Having turned just 150 years old, there is a brighter future ahead for the growing economy of Canada and for the majority of its citizenry. This is in part due to the increasing workforce demand that resulted in a stark decrease in the country’s unemployment rate. Canada is looking at a bright future ahead for all economic sectors involved – with its construction industry included.
There was an increase in the total percentage of construction jobs required in Canada during the first half of the year 2017. This was part of the 387,000 jobs added to the economy, where 90% of which were permanent in nature.

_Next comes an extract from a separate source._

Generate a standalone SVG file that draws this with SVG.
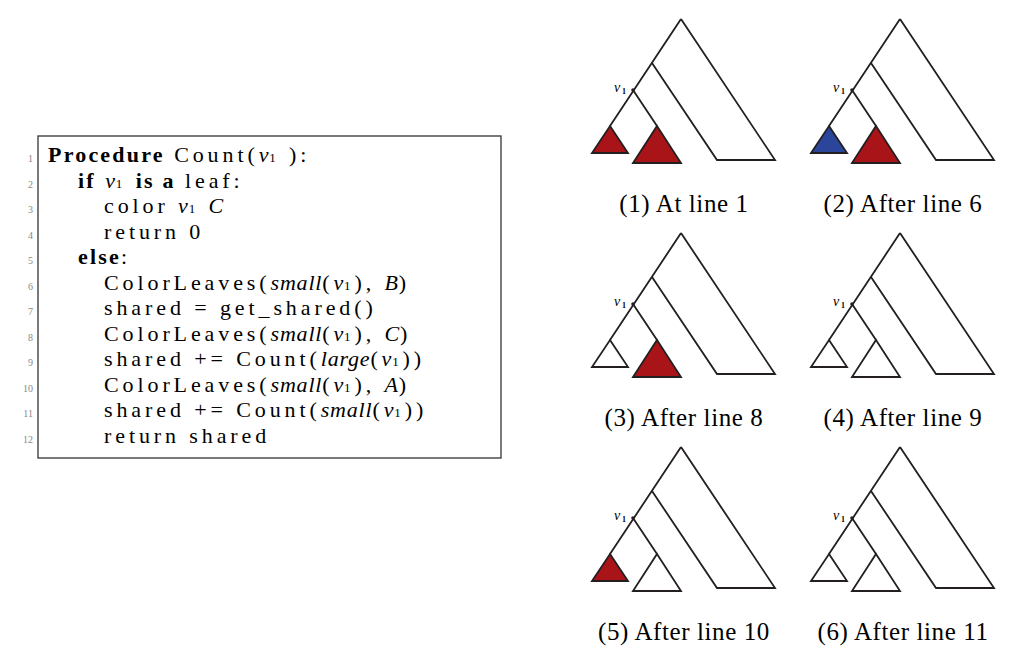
<svg xmlns="http://www.w3.org/2000/svg" width="1024" height="659" viewBox="0 0 1024 659">
<defs>
<style>
.c{font-family:"Liberation Serif",serif;font-size:22px;letter-spacing:3.9px;fill:#000}
.n{font-family:"Liberation Serif",serif;font-size:10px;fill:#888;text-anchor:end}
.b{font-weight:bold;letter-spacing:2.2px}
.i{font-style:italic;letter-spacing:0.8px}
.cap{font-family:"Liberation Serif",serif;font-size:25px;letter-spacing:0.6px;text-anchor:middle}
.e{fill:none;stroke:#231f20;stroke-width:1.8}
.r{fill:#a91419;stroke:#231f20;stroke-width:1.8}
.u{fill:#2a459a;stroke:#231f20;stroke-width:1.8}
.w{fill:#fff;stroke:#231f20;stroke-width:1.8}
</style>
<g id="tree">
<path class="e" d="M681,19 L775,160 L717,160 L652,63 M681,19 L610,126 M633,90 L657,126"/>
<circle cx="633" cy="90" r="1.8" fill="#231f20"/>
<text x="614" y="92" font-family="Liberation Serif,serif" font-style="italic" font-size="14">v</text>
<text x="622" y="94" font-family="Liberation Serif,serif" font-weight="bold" font-size="8">1</text>
</g>
</defs>
<g id="code">
<rect x="38" y="136" width="463" height="322" fill="#fff" stroke="#333" stroke-width="1.3"/>
<text class="n" x="33" y="162">1</text><text class="n" x="33" y="188">2</text><text class="n" x="33" y="213">3</text><text class="n" x="33" y="239">4</text><text class="n" x="33" y="264">5</text><text class="n" x="33" y="290">6</text><text class="n" x="33" y="315">7</text><text class="n" x="33" y="341">8</text><text class="n" x="33" y="366">9</text><text class="n" x="33" y="392">10</text><text class="n" x="33" y="417">11</text><text class="n" x="33" y="443">12</text>
<text class="c" x="48" y="162"><tspan class="b">Procedure</tspan> Count(<tspan class="i">v</tspan><tspan font-size="13">1</tspan> ):</text>
<text class="c" x="78" y="188"><tspan class="b">if</tspan> <tspan class="i">v</tspan><tspan font-size="13">1</tspan> <tspan class="b">is a</tspan> leaf:</text>
<text class="c" x="104" y="213">color <tspan class="i">v</tspan><tspan font-size="13">1</tspan> <tspan class="i">C</tspan></text>
<text class="c" x="104" y="239">return 0</text>
<text class="c" x="78" y="264"><tspan class="b">else</tspan>:</text>
<text class="c" x="104" y="290">ColorLeaves(<tspan class="i">small</tspan>(<tspan class="i">v</tspan><tspan font-size="13">1</tspan>), <tspan class="i">B</tspan>)</text>
<text class="c" x="104" y="315">shared = get_shared()</text>
<text class="c" x="104" y="341">ColorLeaves(<tspan class="i">small</tspan>(<tspan class="i">v</tspan><tspan font-size="13">1</tspan>), <tspan class="i">C</tspan>)</text>
<text class="c" x="104" y="366">shared += Count(<tspan class="i">large</tspan>(<tspan class="i">v</tspan><tspan font-size="13">1</tspan>))</text>
<text class="c" x="104" y="392">ColorLeaves(<tspan class="i">small</tspan>(<tspan class="i">v</tspan><tspan font-size="13">1</tspan>), <tspan class="i">A</tspan>)</text>
<text class="c" x="104" y="417">shared += Count(<tspan class="i">small</tspan>(<tspan class="i">v</tspan><tspan font-size="13">1</tspan>))</text>
<text class="c" x="104" y="443">return shared</text>
</g>
<g id="t1"><use href="#tree"/><path class="r" d="M610,126 L628,153 L592,153 Z"/><path class="r" d="M657,126 L681,163 L633,163 Z"/><text class="cap" x="684" y="212">(1) At line 1</text></g>
<g id="t2" transform="translate(219,0)"><use href="#tree"/><path class="u" d="M610,126 L628,153 L592,153 Z"/><path class="r" d="M657,126 L681,163 L633,163 Z"/><text class="cap" x="684" y="212">(2) After line 6</text></g>
<g id="t3" transform="translate(0,214)"><use href="#tree"/><path class="w" d="M610,126 L628,153 L592,153 Z"/><path class="r" d="M657,126 L681,163 L633,163 Z"/><text class="cap" x="684" y="212">(3) After line 8</text></g>
<g id="t4" transform="translate(219,214)"><use href="#tree"/><path class="w" d="M610,126 L628,153 L592,153 Z"/><path class="w" d="M657,126 L681,163 L633,163 Z"/><text class="cap" x="684" y="212">(4) After line 9</text></g>
<g id="t5" transform="translate(0,428)"><use href="#tree"/><path class="r" d="M610,126 L628,153 L592,153 Z"/><path class="w" d="M657,126 L681,163 L633,163 Z"/><text class="cap" x="684" y="212">(5) After line 10</text></g>
<g id="t6" transform="translate(219,428)"><use href="#tree"/><path class="w" d="M610,126 L628,153 L592,153 Z"/><path class="w" d="M657,126 L681,163 L633,163 Z"/><text class="cap" x="684" y="212">(6) After line 11</text></g>
</svg>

The increase in jobs related to construction has been significantly noticeable in seven provinces, which indicates growth in those areas. The top three provinces that led this development are British Columbia with more than twenty thousand jobs, followed by Quebec with eleven thousand-strong jobs, and Ontario with more than seven thousand jobs. Although a drop of construction jobs was felt at Newfoundland, Nova Scotia, and Alberta due to the violent drop in oil prices back in 2014, the overall trend in Canada tips towards the positive.
British Columbia’s growth in the number of construction jobs is expected to continue over the short term owing to the 9.6% increase of residential permits in the first half of the year 2017, while Quebec will sustain its growth due to the increase of the value of both residential and non-residential building permits. Ontario alone constitutes two-thirds of the overall plan in the construction of both residential and non-residential projects for Canada in the near future.
These all mean that there will be more construction-related jobs for the mentioned provinces this coming 2018. In fact, there is still a constantly growing gap between the actual job force in current employment and the job vacancy positions in the construction industry of Canada. The CFIB or Canadian Federation of Independent Business rated the Construction Sector with a strong 60.7 which is the highest in recent history.
All the positive indicators would mean that we are about to see a continued fast sailing of Canada’s construction boom at least in the short term. This is consistent with the generally positive stance of the Global Economy having the US economy, particularly in mind.
These developments in the Construction industry should be good news to both the skilled workers and the construction firms of Canada, which dictate that there is more prosperity to be had at least in the near future.